109. In light of the facts, submissions and contentions in the pleadings, and arguments advanced by the parties, and the applicable laws and judgments, this Court is inclined to hold forth that there appears a Patent Illegality in the impugned Award with respect to part of the Award in Claim 1, which is contrary to the provisions of the Agreement between the parties.

110. Further, the learned Arbitrator has passed the Impugned Award without considering the afore-mentioned clauses of the Agreement while adjudicating on the Rate of Interest to be granted. Therefore, the Impugned Award, being contrary to provisions of the Agreement, suffers from infirmity and patent illegality.

111. In view of the above discussion of facts and law, this Court finds no reason to completely set aside the Impugned Arbitral Award.
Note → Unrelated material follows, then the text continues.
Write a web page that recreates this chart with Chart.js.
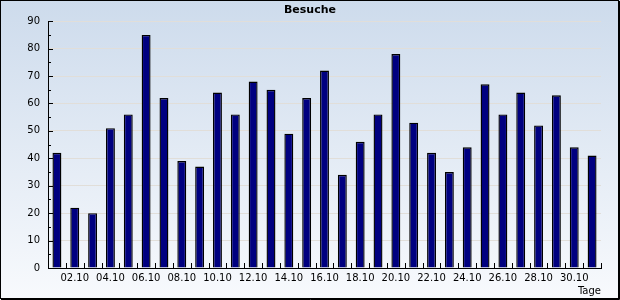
<!DOCTYPE html>
<html>
<head>
<meta charset="utf-8">
<script src="https://cdn.jsdelivr.net/npm/chart.js@4"></script>
<style>
  html, body { margin: 0; padding: 0; background: #fff; }
  #wrap { width: 620px; height: 300px; }
</style>
</head>
<body>
<div id="wrap"><canvas id="besuche"></canvas></div>
<script>
const days = [
  '01.10', '02.10', '03.10', '04.10', '05.10', '06.10', '07.10', '08.10',
  '09.10', '10.10', '11.10', '12.10', '13.10', '14.10', '15.10', '16.10',
  '17.10', '18.10', '19.10', '20.10', '21.10', '22.10', '23.10', '24.10',
  '25.10', '26.10', '27.10', '28.10', '29.10', '30.10', '31.10'
]
const visits = [
  42, 22, 20, 51, 56, 85, 62, 39, 37, 64, 56, 68, 65, 49, 62, 72,
  34, 46, 56, 78, 53, 42, 35, 44, 67, 56, 64, 52, 63, 44, 41
]
const yTicks = [0, 10, 20, 30, 40, 50, 60, 70, 80, 90]

const font = 'DejaVu Sans'

// background gradient + frame
const backdrop = {
  id: 'backdrop',
  beforeDraw (chart) {
    const { ctx, width, height } = chart
    const g = ctx.createLinearGradient(0, 0, 0, height)
    g.addColorStop(0, '#cddbec')
    g.addColorStop(1, '#f8fafd')
    ctx.save()
    ctx.fillStyle = g
    ctx.fillRect(0, 0, width, height)
    ctx.strokeStyle = '#000'
    ctx.lineWidth = 1
    ctx.strokeRect(0.5, 0.5, width - 2, height - 2)
    ctx.beginPath()
    ctx.moveTo(width - 0.5, 1)
    ctx.lineTo(width - 0.5, height - 0.5)
    ctx.lineTo(1, height - 0.5)
    ctx.stroke()
    ctx.restore()
  }
}

// small inward tick marks on both axes
const innerTicks = {
  id: 'innerTicks',
  beforeDatasetsDraw (chart) {
    const { ctx, chartArea, scales } = chart
    const x = scales.x
    const y = scales.y
    ctx.save()
    ctx.strokeStyle = '#000'
    ctx.lineWidth = 1
    ctx.beginPath()
    for (let v = 0; v <= 90; v += 5) {
      const py = Math.round(y.getPixelForValue(v)) + 0.5
      const len = v % 10 === 0 ? 5 : 3
      ctx.moveTo(chartArea.left, py)
      ctx.lineTo(chartArea.left + len, py)
    }
    for (let i = 0; i <= days.length; i++) {
      const px = Math.round(x.getPixelForValue(i - 0.5)) + 0.5
      ctx.moveTo(px, chartArea.bottom)
      ctx.lineTo(px, chartArea.bottom - 5)
    }
    ctx.stroke()
    ctx.restore()
  }
}

new Chart(document.getElementById('besuche'), {
  type: 'bar',
  data: {
    labels: days,
    datasets: [{
      label: 'Besuche',
      data: visits,
      backgroundColor: '#000080',
      borderColor: '#000',
      borderWidth: 1.4,
      inflateAmount: 0,
      barPercentage: 0.5,
      categoryPercentage: 1
    }]
  },
  options: {
    responsive: true,
    maintainAspectRatio: false,
    animation: false,
    layout: { padding: 0 },
    plugins: {
      legend: { display: false },
      tooltip: { enabled: false },
      title: {
        display: true,
        text: 'Besuche',
        color: '#000',
        font: { family: font, size: 11, weight: 'bold' },
        padding: { top: 4, bottom: 4 }
      }
    },
    scales: {
      x: {
        grid: { display: true, drawOnChartArea: false, drawTicks: false },
        border: { color: '#000' },
        ticks: {
          autoSkip: false,
          maxRotation: 0,
          padding: 4,
          color: '#000',
          font: { family: font, size: 10 },
          callback: (v, i) => (i % 2 === 1 ? days[i] : '')
        },
        title: {
          display: true,
          text: 'Tage',
          align: 'end',
          color: '#000',
          font: { family: font, size: 10 },
          padding: { top: 0, bottom: 3 }
        },
        afterFit: (s) => { s.width = 553; s.height = 32 }
      },
      y: {
        min: 0,
        max: 90,
        afterBuildTicks: (s) => { s.ticks = yTicks.map(v => ({ value: v })) },
        grid: { color: '#e1ded9', drawTicks: false },
        border: { color: '#000' },
        ticks: {
          padding: 8,
          color: '#000',
          font: { family: font, size: 10 }
        },
        afterFit: (s) => { s.width = 48 }
      },
      // empty strip on the right so the title stays centred on the page
      spacer: {
        type: 'linear',
        position: 'right',
        display: true,
        grid: { display: false },
        border: { display: false },
        ticks: { display: false },
        afterFit: (s) => { s.width = 19 }
      }
    }
  },
  plugins: [backdrop, innerTicks]
})
</script>
</body>
</html>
Therefore, the Impugned Award is set aside only with regard to the part of Claim no. 1, i.e, rate of interest, where perversity, and „Patent Illegality‟ has also been observed in foregoing paragraphs.

112. Thus, the portion of the Award in Claim no. 1 that dictates the Interest due is set aside due to its perversity.

113. Hence, the instant petition is partly allowed with respect to the Arbitral Award in claim no. 1, and thus a part of the Award with regard to the rate of interest in this claim is set aside.

114. The petitioner is at liberty to take appropriate steps to initiate the arbitration proceedings in accordance with law.

115. Pending applications, if any, also stand dismissed.

116. The judgment be uploaded on the website forthwith.